From the entries below, gather every line containing the string "that".

- _RECORDS FOR PROCESSING_:
——
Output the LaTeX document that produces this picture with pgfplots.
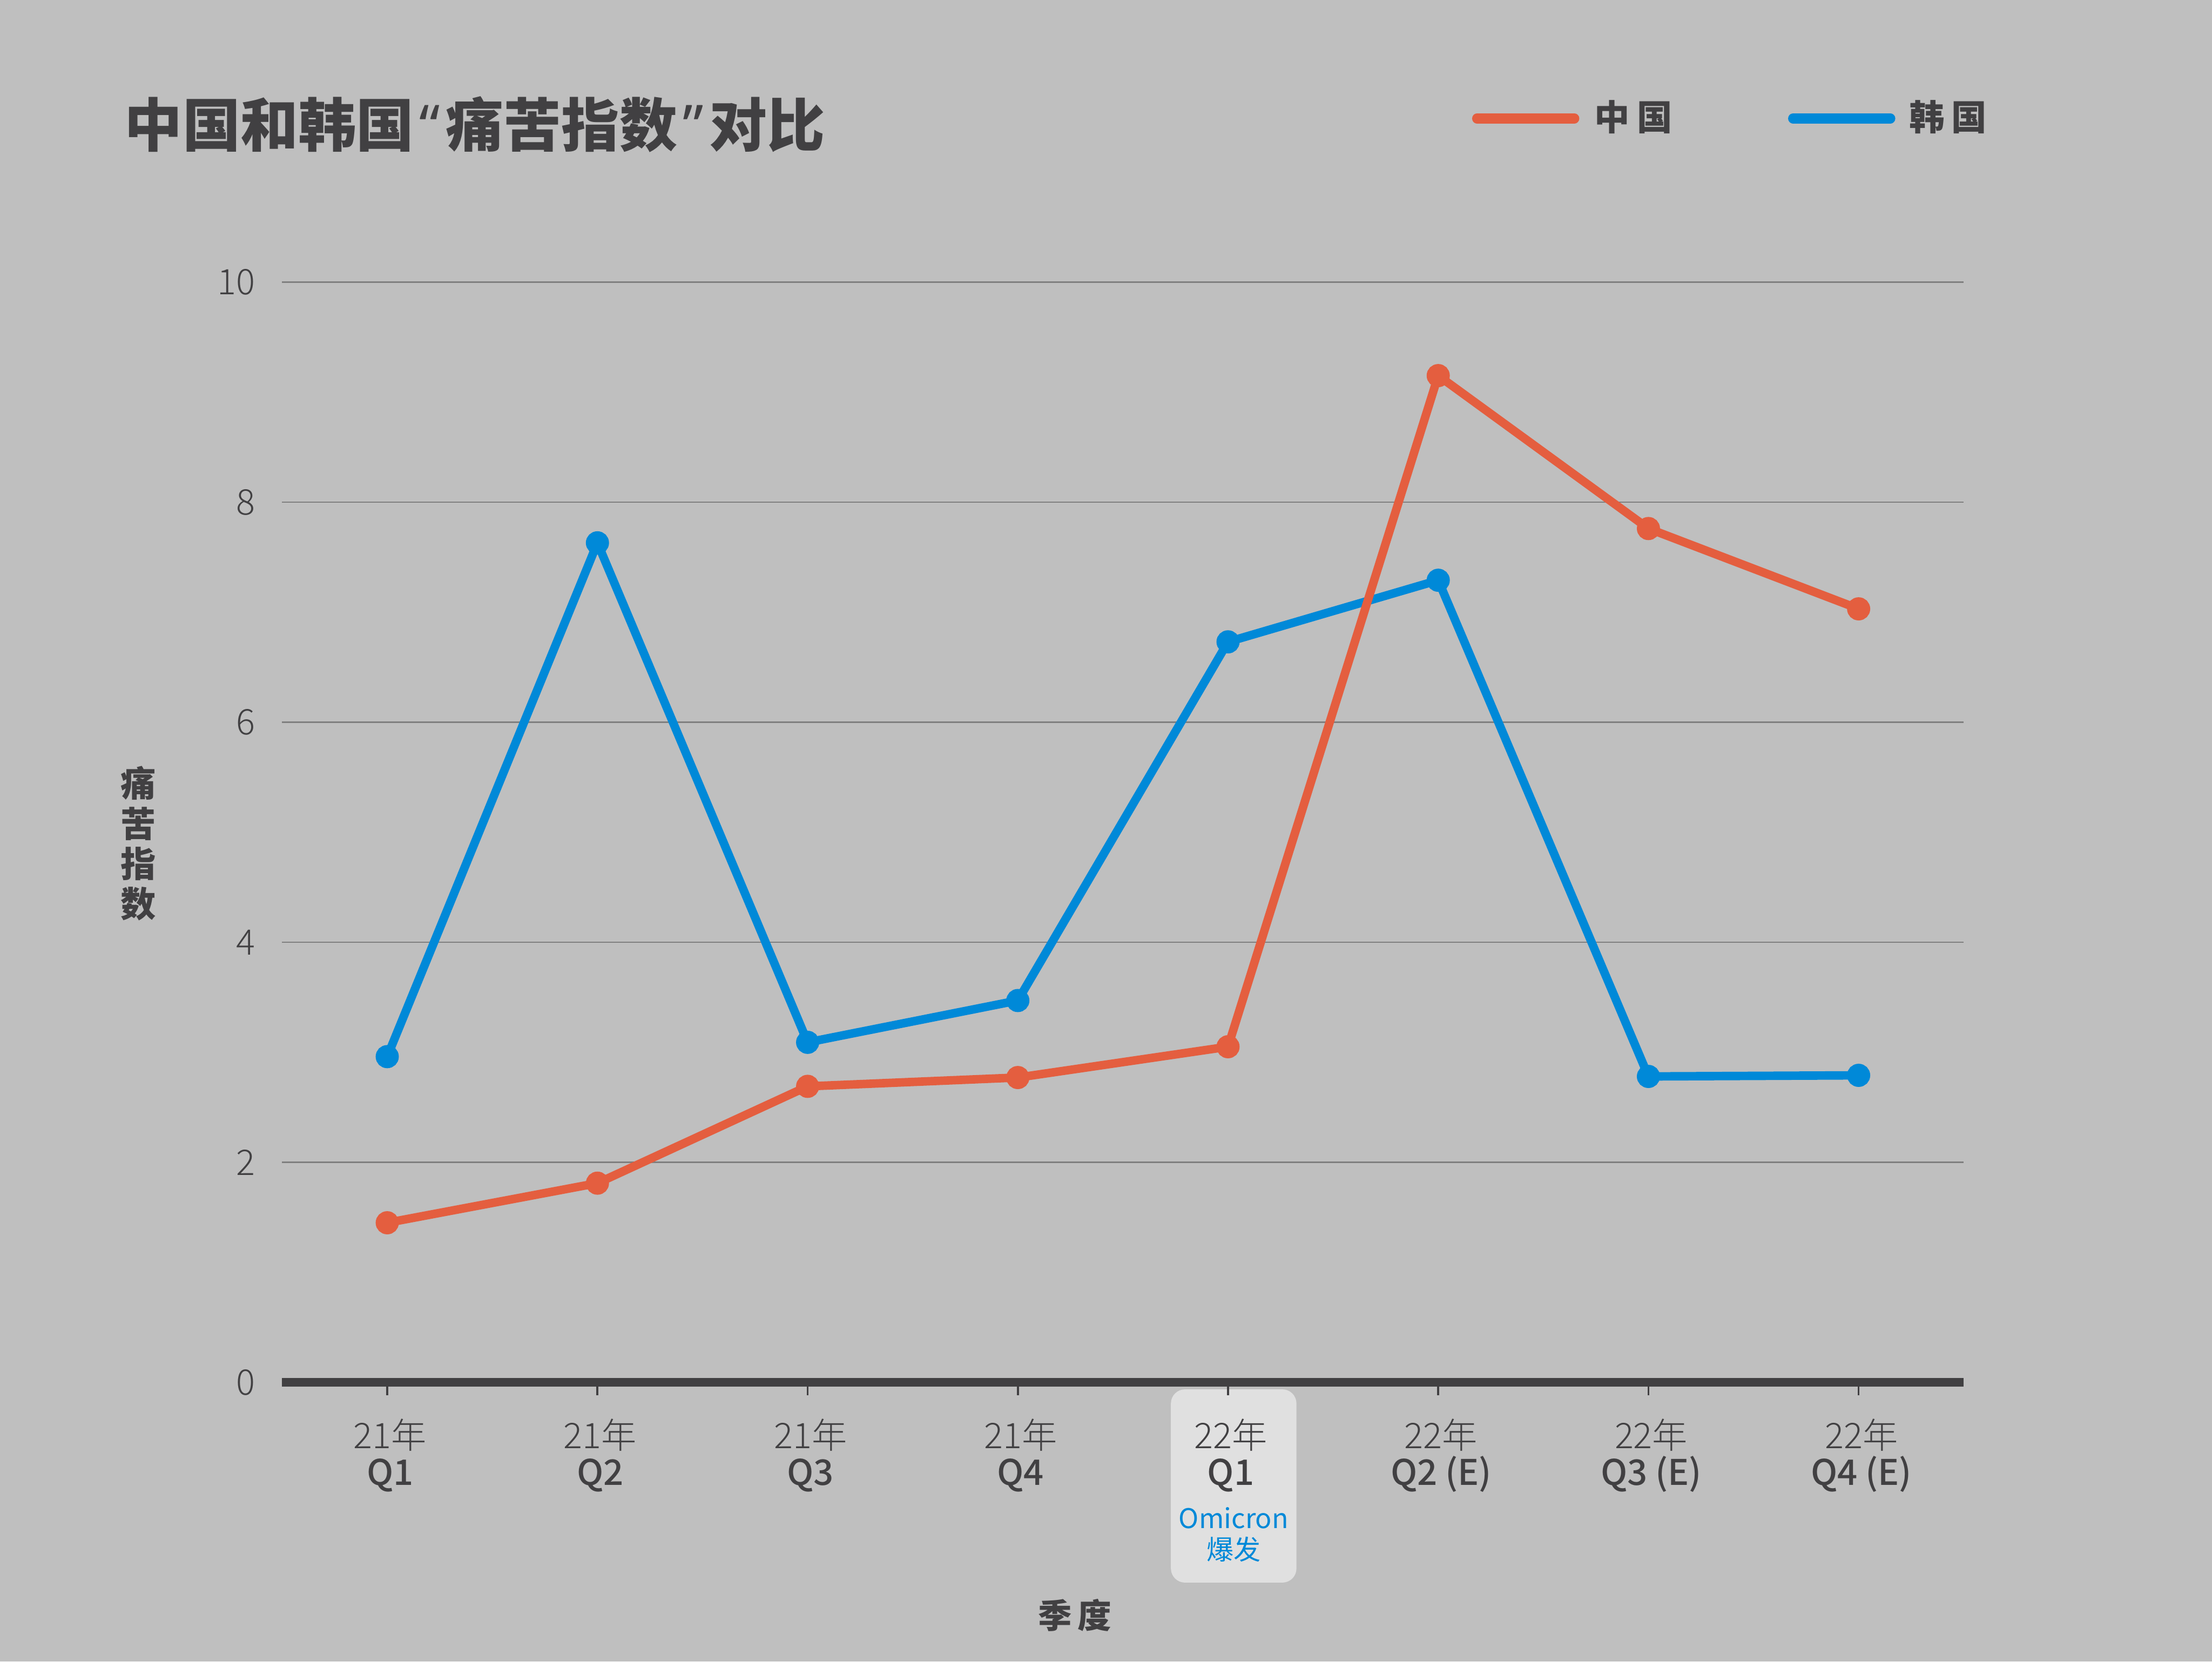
——
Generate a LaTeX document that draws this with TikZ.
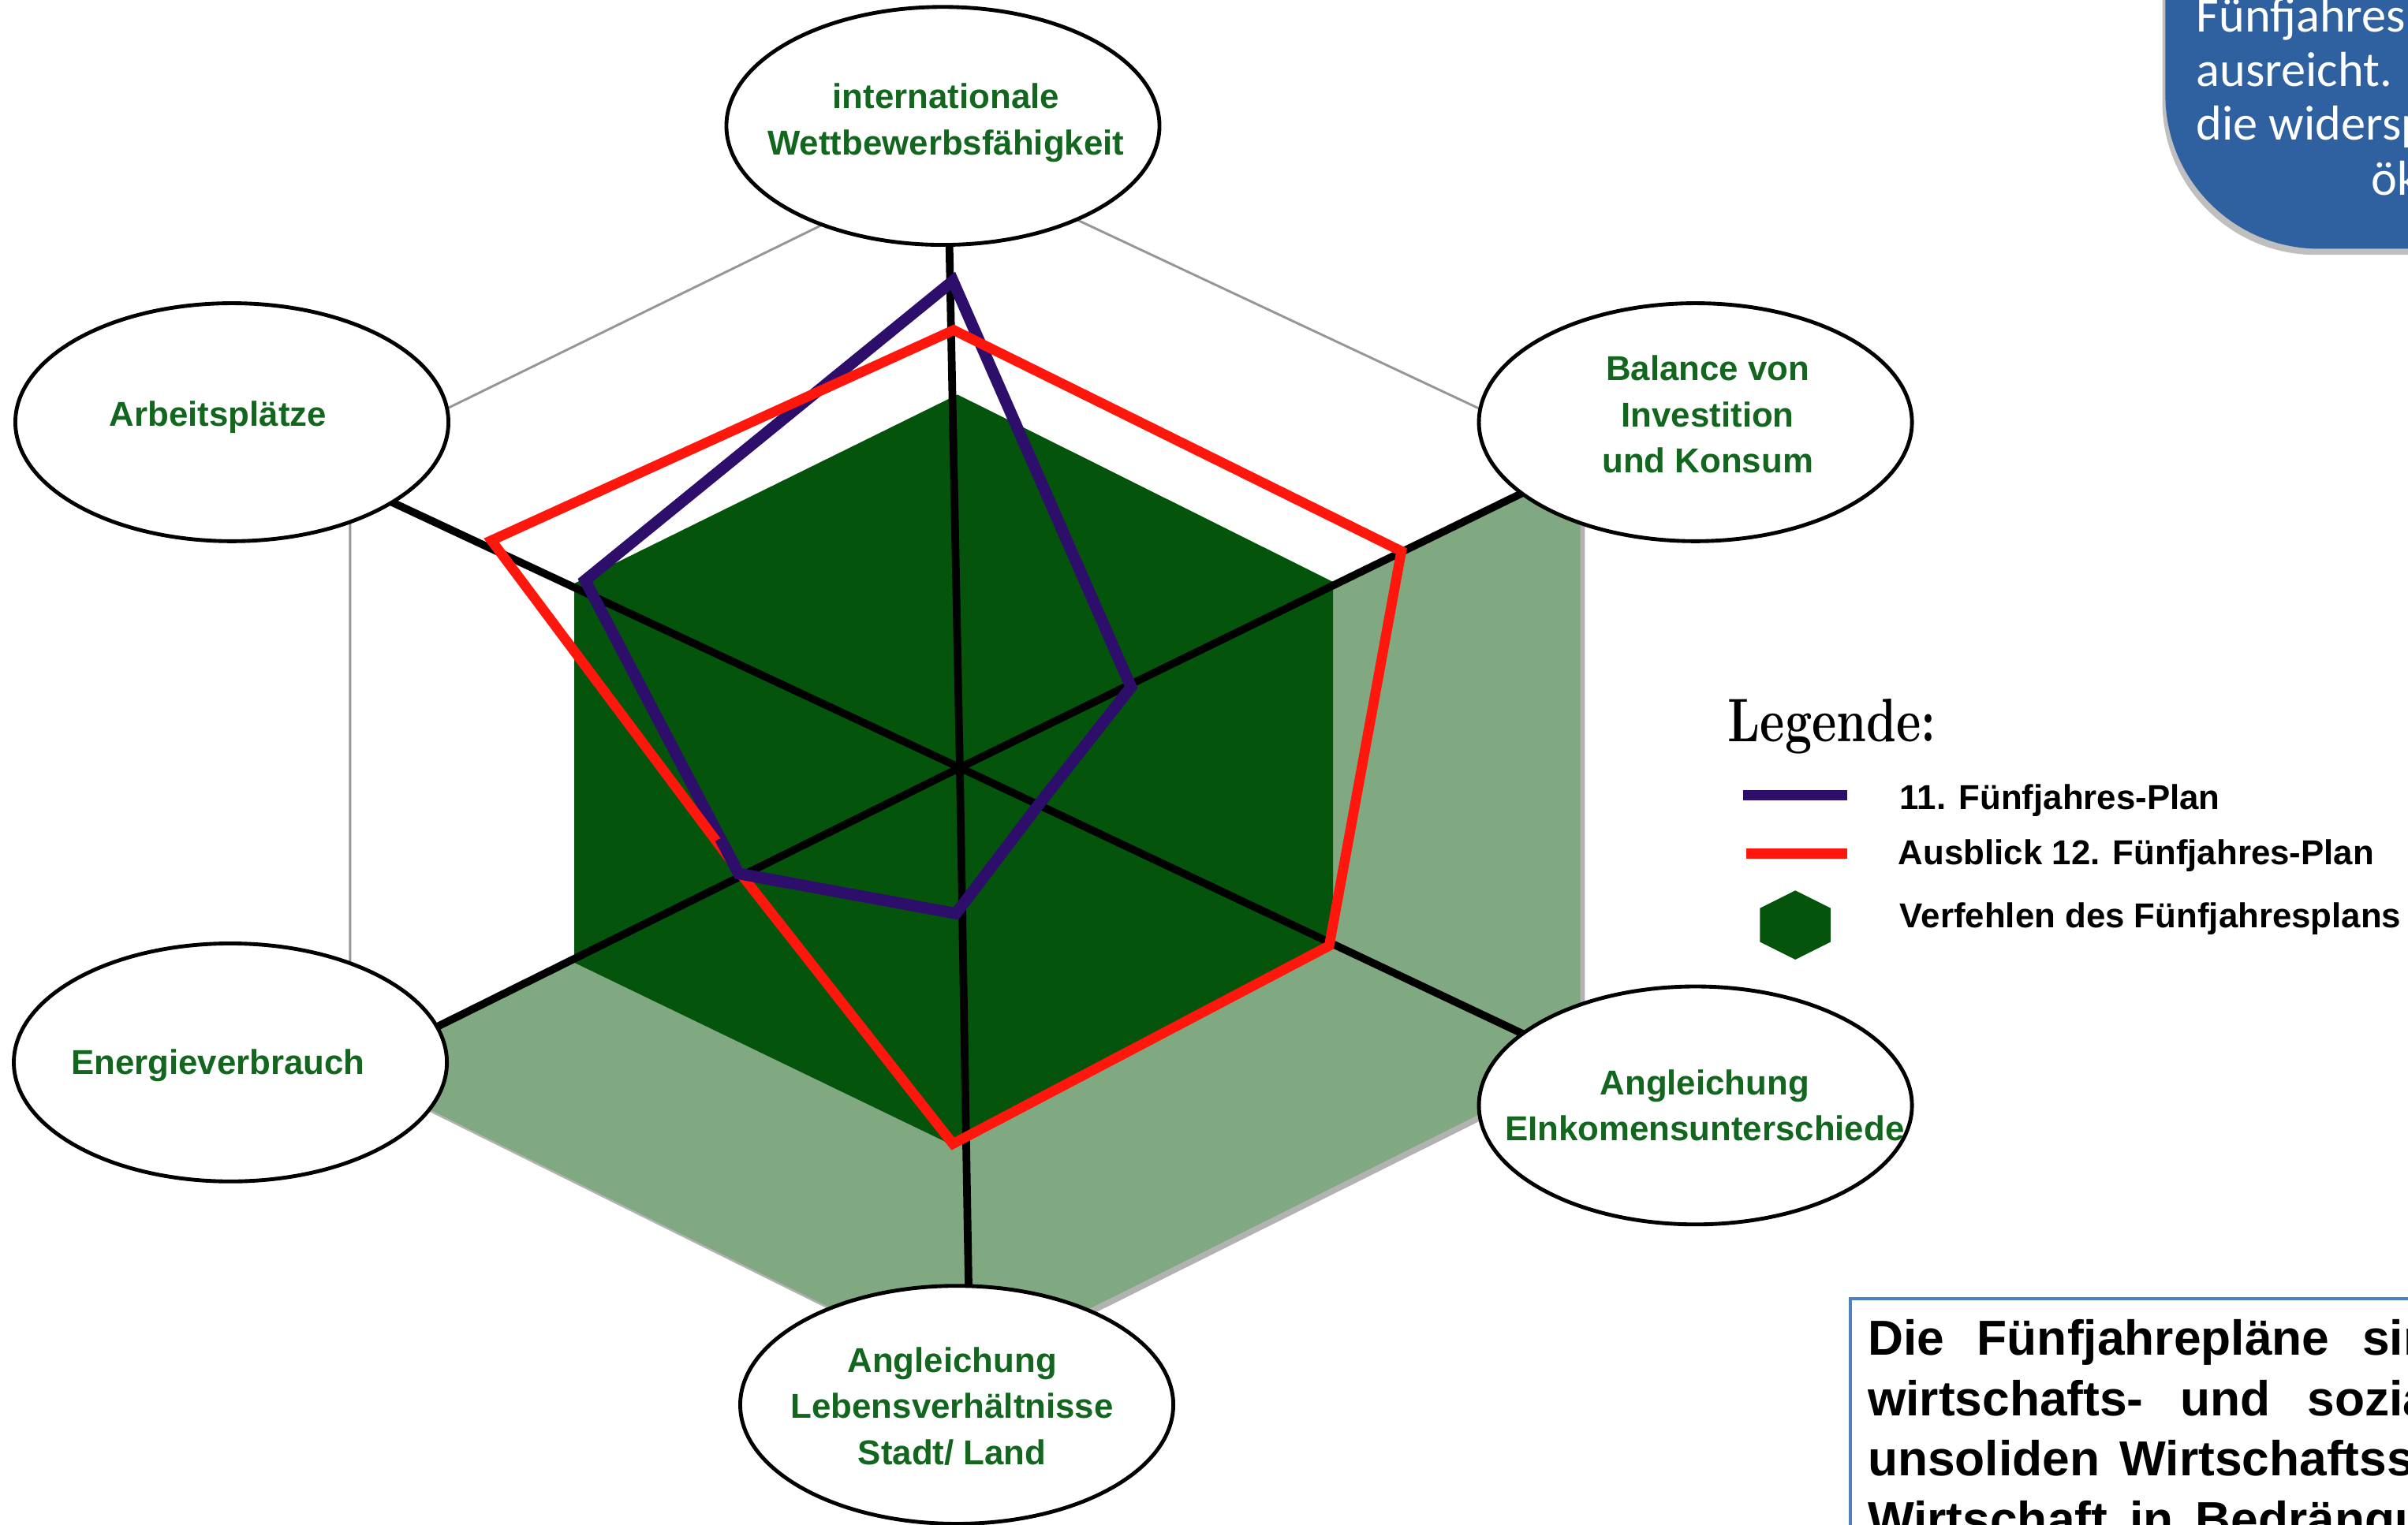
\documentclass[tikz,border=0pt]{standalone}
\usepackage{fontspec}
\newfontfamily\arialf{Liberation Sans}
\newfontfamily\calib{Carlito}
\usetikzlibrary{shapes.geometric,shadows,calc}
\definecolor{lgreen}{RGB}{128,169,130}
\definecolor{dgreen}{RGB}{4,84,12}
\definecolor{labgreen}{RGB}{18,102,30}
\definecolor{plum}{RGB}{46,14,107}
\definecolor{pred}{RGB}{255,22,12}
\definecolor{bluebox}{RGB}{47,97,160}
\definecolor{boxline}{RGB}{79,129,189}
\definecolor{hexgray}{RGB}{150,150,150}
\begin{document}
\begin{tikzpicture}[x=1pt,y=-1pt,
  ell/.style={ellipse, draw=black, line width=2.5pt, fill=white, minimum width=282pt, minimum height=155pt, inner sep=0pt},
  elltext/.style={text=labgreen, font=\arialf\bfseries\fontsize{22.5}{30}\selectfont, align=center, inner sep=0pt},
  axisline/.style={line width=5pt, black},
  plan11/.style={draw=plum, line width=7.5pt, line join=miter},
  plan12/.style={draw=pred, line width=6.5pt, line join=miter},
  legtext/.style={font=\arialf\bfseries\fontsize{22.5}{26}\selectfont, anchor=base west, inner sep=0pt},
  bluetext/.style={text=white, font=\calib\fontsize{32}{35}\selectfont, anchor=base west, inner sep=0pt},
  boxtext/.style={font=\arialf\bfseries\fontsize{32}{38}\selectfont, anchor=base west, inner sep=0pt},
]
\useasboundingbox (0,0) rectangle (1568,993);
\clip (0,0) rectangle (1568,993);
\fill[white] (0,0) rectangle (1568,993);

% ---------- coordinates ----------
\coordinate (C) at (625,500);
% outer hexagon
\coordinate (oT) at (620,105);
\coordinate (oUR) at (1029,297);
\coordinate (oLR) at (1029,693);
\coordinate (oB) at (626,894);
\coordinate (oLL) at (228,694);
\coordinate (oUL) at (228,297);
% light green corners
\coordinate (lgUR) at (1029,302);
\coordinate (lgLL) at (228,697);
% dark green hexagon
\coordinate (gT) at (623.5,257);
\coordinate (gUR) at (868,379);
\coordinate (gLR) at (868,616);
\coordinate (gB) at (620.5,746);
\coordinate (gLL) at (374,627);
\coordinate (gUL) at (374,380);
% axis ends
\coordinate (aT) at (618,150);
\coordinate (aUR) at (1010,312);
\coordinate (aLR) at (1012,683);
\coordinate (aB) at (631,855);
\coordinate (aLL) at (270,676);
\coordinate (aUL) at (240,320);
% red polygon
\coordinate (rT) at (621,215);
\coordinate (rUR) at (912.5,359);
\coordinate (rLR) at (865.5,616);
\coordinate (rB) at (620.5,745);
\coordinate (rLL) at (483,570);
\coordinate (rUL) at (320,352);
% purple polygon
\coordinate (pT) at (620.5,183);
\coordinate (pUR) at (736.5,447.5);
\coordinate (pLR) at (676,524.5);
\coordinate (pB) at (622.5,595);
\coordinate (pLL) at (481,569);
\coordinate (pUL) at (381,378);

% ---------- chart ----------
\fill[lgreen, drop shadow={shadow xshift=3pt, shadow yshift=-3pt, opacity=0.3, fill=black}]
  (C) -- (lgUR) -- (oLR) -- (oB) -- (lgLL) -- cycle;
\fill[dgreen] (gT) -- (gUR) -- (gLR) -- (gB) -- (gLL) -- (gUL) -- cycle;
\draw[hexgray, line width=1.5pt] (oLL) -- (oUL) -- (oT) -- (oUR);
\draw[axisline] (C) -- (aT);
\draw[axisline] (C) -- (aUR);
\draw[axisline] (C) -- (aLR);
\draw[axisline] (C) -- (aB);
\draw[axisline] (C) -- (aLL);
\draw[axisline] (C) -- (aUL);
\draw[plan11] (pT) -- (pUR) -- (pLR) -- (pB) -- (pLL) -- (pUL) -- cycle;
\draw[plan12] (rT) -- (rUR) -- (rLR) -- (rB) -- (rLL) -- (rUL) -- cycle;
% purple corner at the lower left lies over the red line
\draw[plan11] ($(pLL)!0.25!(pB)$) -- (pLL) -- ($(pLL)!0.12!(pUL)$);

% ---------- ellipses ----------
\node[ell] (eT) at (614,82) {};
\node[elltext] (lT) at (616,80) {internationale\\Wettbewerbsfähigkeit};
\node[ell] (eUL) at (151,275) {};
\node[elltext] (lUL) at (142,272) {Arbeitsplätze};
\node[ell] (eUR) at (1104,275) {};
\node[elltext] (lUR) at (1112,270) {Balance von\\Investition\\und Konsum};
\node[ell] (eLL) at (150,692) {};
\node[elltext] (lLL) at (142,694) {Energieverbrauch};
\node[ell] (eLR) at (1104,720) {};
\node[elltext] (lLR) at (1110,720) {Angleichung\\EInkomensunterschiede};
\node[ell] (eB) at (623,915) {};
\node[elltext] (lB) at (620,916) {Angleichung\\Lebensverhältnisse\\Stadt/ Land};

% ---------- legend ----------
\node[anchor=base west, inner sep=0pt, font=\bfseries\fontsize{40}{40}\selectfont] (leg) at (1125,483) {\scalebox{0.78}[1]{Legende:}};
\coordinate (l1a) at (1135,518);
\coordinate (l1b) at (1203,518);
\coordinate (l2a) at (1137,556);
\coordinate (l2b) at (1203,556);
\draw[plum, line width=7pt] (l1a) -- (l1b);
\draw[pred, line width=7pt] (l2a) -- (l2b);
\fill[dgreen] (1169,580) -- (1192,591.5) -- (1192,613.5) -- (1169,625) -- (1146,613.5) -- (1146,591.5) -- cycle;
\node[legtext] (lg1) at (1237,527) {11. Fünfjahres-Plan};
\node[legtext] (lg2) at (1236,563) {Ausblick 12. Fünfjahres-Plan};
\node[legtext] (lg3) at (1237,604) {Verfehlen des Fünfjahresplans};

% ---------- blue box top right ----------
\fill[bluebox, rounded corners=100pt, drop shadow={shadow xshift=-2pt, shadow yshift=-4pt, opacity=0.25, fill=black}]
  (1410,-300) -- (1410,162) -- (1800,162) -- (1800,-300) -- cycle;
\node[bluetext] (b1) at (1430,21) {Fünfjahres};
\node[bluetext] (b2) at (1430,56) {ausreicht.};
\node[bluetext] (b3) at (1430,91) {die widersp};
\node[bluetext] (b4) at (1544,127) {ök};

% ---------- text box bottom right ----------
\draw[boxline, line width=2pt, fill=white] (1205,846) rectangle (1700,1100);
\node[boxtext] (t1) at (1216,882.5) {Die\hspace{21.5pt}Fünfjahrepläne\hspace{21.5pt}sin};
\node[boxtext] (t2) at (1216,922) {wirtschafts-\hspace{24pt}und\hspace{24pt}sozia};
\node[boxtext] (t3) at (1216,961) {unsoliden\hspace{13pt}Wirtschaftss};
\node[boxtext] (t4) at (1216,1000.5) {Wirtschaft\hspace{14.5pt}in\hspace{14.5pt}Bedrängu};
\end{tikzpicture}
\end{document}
——
- _FULL ANSWER_:
Output the LaTeX document that produces this picture with pgfplots.
Generate a LaTeX document that draws this with TikZ.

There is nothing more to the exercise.